The red card given Mastroeni was a joke. And Eddie Pope, playing with a yellow card himself, better be aware the the referee has decided it is he who will determine the outcome of the game. One more yellow and Eddie sits too, giving the Italians what they need most – an advantage against a team that made them look like they were sleepwalking that first half.
The overlapping by our half backs is working beautifully, although now that we’re playing a man down, look for Bocanegra and Cherundolo to choose their spots to jump into the play carefully. Dempsey is a tiger in the midfield, winning almost every ball that comes his way while Reyna looks much more in charge, sending several beautiful balls into Donovan at the top of the box.
The Americans look dangerous. And if they can keep up the intensity for another half, they may surprise. But the Italians are far from through. Even if the Italians win, the Americans have redeemed themselves as far as I’m concerned.
UPDATE III: FINAL: KISS YOUR SISTER
Team USA played a courageous game. As I warned above, Eddie Pope got his second yellow less than 3 minutes into the second half taking the US side down to 8 men. Arena substituted intelligently, especially his bringing DeMarcus Beasley into the game. Beasley put the ball in the net but interference from McBride negated his splendid shot. Otherwise he played passably well.
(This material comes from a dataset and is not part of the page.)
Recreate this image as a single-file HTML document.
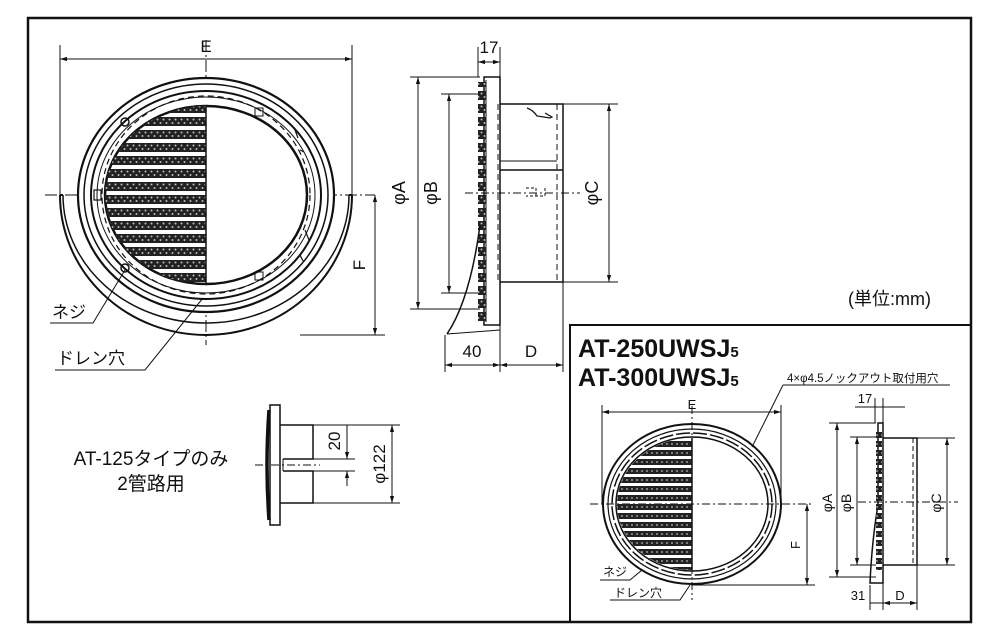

The result was disappointing because the American’s were clearly outplaying the Azzurri for the first 20 minutes of the game. In fact, most of the first half, the US side had much the better play – that is, until the referee decided to insert himself into the game and decide the outcome.
As Andy points out in the comments, thus Uruguayan ref was suspended from the 2002 World Cup for “irregularities” in his calls. I wonder if anyone will make a connection between the Italian match-fixing scandal and this game? It would be tempting to ascribe the abysmal performance of the ref to some kind of crookedness. But such things don’t happen in the World Cup, do they? Besides, the scandal involved players, not refs. Let’s just put the ref’s calls down to pure incompetence and leave it at that.
I thought that Donovan and Reyna both had an outstanding game as did Bocanegra and Cherundolo who continuously jumped into the play giving the US some outstanding chances. There was vast improvement in all areas for Team USA but I particularly liked their ferociousness in going for the ball in the midfield. They consistently had two men on the ball (before the ref tossed two of their players) flummoxing the vaunted Italian playmakers. Unlike the Czech game, Reyna played the entire first half on the offensive side of the center line, receiving the ball and driving forward consistently, dishing to the wings and at times finding Donovan open in the middle of the field.
Defense was tough and relentless. Onyewu was a bulldog for the entire game, being extraordinarily aggressive, causing the Italian forwards to look where he was before receiving the ball. And at the end of the game, I thought the Americans looked a lot fresher as the Italians couldn’t get the ball into the middle thanks to Team USA’s great play.
There are two ways the US can now advance, both requiring a win against Ghana on Thursday and both depend on the outcome of the Italian-Czech game played at the same time as USA-Ghana to prevent the advantage of a team knowing the outcome of the other game. If the Italians and USA win, they advance. And if the Italians and Czech’s tie, the US would have to score 4 more goals than Ghana in order to move on. Clearly, we’re rooting for an Italian victory, a real possibility given that the Italians were probably stung by this tie with the lowly Americans.
It should be a wild early afternoon on Thursday.